* _The problem_
Copy the listing verbatim, excluding any images found in it.

* _Data provided_
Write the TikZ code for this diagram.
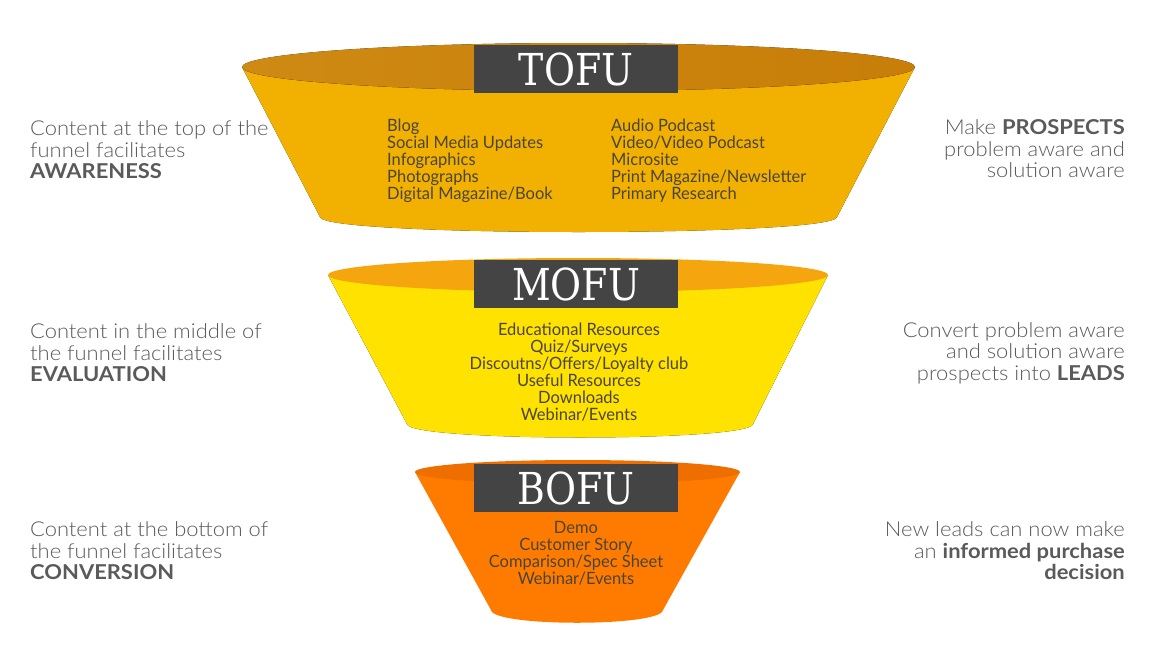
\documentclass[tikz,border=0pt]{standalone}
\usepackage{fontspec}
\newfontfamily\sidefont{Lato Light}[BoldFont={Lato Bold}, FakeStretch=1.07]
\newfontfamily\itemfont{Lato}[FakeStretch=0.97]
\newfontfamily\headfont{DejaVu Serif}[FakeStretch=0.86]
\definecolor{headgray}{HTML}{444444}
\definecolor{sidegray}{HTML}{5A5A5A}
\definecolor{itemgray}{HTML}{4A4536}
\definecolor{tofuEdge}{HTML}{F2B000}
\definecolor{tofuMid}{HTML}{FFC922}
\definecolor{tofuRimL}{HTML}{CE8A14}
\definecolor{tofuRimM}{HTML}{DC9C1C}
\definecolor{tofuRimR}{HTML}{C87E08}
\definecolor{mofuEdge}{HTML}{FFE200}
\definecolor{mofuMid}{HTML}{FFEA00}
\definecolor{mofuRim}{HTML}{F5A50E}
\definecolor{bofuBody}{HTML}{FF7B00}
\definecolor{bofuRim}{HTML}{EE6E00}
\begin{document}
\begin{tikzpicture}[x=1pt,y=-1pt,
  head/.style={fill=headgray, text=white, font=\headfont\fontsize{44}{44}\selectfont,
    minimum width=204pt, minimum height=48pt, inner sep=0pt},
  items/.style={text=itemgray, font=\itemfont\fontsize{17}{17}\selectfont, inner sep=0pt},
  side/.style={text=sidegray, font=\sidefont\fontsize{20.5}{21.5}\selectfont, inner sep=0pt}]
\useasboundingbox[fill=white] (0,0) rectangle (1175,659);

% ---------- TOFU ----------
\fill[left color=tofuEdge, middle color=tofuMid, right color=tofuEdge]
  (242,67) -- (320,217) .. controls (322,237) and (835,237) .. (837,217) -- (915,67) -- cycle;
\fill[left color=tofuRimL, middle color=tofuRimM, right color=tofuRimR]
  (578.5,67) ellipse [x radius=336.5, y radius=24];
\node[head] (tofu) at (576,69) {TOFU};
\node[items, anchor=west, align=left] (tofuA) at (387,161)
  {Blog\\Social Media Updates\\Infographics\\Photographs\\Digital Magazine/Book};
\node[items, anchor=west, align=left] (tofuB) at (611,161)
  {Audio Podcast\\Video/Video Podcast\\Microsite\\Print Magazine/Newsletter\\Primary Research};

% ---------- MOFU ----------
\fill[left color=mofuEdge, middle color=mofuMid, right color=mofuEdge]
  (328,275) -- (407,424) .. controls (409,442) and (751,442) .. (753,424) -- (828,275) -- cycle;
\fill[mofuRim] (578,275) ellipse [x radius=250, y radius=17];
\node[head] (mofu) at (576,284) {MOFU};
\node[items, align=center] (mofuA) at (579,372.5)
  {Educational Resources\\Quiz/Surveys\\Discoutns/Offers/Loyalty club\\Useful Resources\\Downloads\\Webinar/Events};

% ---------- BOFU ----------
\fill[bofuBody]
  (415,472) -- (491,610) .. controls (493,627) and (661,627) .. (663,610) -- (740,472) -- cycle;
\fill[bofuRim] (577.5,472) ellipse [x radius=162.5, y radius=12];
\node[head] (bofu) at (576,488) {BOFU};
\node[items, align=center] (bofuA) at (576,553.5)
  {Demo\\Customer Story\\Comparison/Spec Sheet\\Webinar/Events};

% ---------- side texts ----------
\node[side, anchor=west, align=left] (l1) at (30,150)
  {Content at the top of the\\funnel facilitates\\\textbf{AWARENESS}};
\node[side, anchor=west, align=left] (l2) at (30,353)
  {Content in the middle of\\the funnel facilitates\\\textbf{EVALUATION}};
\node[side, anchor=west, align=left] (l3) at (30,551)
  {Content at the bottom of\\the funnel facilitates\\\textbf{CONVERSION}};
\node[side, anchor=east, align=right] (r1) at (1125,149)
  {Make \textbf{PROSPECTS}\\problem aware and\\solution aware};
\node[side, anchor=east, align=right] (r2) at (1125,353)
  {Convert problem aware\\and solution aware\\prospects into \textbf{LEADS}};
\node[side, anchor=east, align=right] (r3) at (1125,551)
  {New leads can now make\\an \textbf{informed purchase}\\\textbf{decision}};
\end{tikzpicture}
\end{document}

* _Finished task_
Write the TikZ code for this diagram.
\documentclass[tikz,border=0pt]{standalone}
\usepackage{fontspec}
\newfontfamily\sidefont{Lato Light}[BoldFont={Lato Bold}, FakeStretch=1.07]
\newfontfamily\itemfont{Lato}[FakeStretch=0.97]
\newfontfamily\headfont{DejaVu Serif}[FakeStretch=0.86]
\definecolor{headgray}{HTML}{444444}
\definecolor{sidegray}{HTML}{5A5A5A}
\definecolor{itemgray}{HTML}{4A4536}
\definecolor{tofuEdge}{HTML}{F2B000}
\definecolor{tofuMid}{HTML}{FFC922}
\definecolor{tofuRimL}{HTML}{CE8A14}
\definecolor{tofuRimM}{HTML}{DC9C1C}
\definecolor{tofuRimR}{HTML}{C87E08}
\definecolor{mofuEdge}{HTML}{FFE200}
\definecolor{mofuMid}{HTML}{FFEA00}
\definecolor{mofuRim}{HTML}{F5A50E}
\definecolor{bofuBody}{HTML}{FF7B00}
\definecolor{bofuRim}{HTML}{EE6E00}
\begin{document}
\begin{tikzpicture}[x=1pt,y=-1pt,
  head/.style={fill=headgray, text=white, font=\headfont\fontsize{44}{44}\selectfont,
    minimum width=204pt, minimum height=48pt, inner sep=0pt},
  items/.style={text=itemgray, font=\itemfont\fontsize{17}{17}\selectfont, inner sep=0pt},
  side/.style={text=sidegray, font=\sidefont\fontsize{20.5}{21.5}\selectfont, inner sep=0pt}]
\useasboundingbox[fill=white] (0,0) rectangle (1175,659);

% ---------- TOFU ----------
\fill[left color=tofuEdge, middle color=tofuMid, right color=tofuEdge]
  (242,67) -- (320,217) .. controls (322,237) and (835,237) .. (837,217) -- (915,67) -- cycle;
\fill[left color=tofuRimL, middle color=tofuRimM, right color=tofuRimR]
  (578.5,67) ellipse [x radius=336.5, y radius=24];
\node[head] (tofu) at (576,69) {TOFU};
\node[items, anchor=west, align=left] (tofuA) at (387,161)
  {Blog\\Social Media Updates\\Infographics\\Photographs\\Digital Magazine/Book};
\node[items, anchor=west, align=left] (tofuB) at (611,161)
  {Audio Podcast\\Video/Video Podcast\\Microsite\\Print Magazine/Newsletter\\Primary Research};

% ---------- MOFU ----------
\fill[left color=mofuEdge, middle color=mofuMid, right color=mofuEdge]
  (328,275) -- (407,424) .. controls (409,442) and (751,442) .. (753,424) -- (828,275) -- cycle;
\fill[mofuRim] (578,275) ellipse [x radius=250, y radius=17];
\node[head] (mofu) at (576,284) {MOFU};
\node[items, align=center] (mofuA) at (579,372.5)
  {Educational Resources\\Quiz/Surveys\\Discoutns/Offers/Loyalty club\\Useful Resources\\Downloads\\Webinar/Events};

% ---------- BOFU ----------
\fill[bofuBody]
  (415,472) -- (491,610) .. controls (493,627) and (661,627) .. (663,610) -- (740,472) -- cycle;
\fill[bofuRim] (577.5,472) ellipse [x radius=162.5, y radius=12];
\node[head] (bofu) at (576,488) {BOFU};
\node[items, align=center] (bofuA) at (576,553.5)
  {Demo\\Customer Story\\Comparison/Spec Sheet\\Webinar/Events};

% ---------- side texts ----------
\node[side, anchor=west, align=left] (l1) at (30,150)
  {Content at the top of the\\funnel facilitates\\\textbf{AWARENESS}};
\node[side, anchor=west, align=left] (l2) at (30,353)
  {Content in the middle of\\the funnel facilitates\\\textbf{EVALUATION}};
\node[side, anchor=west, align=left] (l3) at (30,551)
  {Content at the bottom of\\the funnel facilitates\\\textbf{CONVERSION}};
\node[side, anchor=east, align=right] (r1) at (1125,149)
  {Make \textbf{PROSPECTS}\\problem aware and\\solution aware};
\node[side, anchor=east, align=right] (r2) at (1125,353)
  {Convert problem aware\\and solution aware\\prospects into \textbf{LEADS}};
\node[side, anchor=east, align=right] (r3) at (1125,551)
  {New leads can now make\\an \textbf{informed purchase}\\\textbf{decision}};
\end{tikzpicture}
\end{document}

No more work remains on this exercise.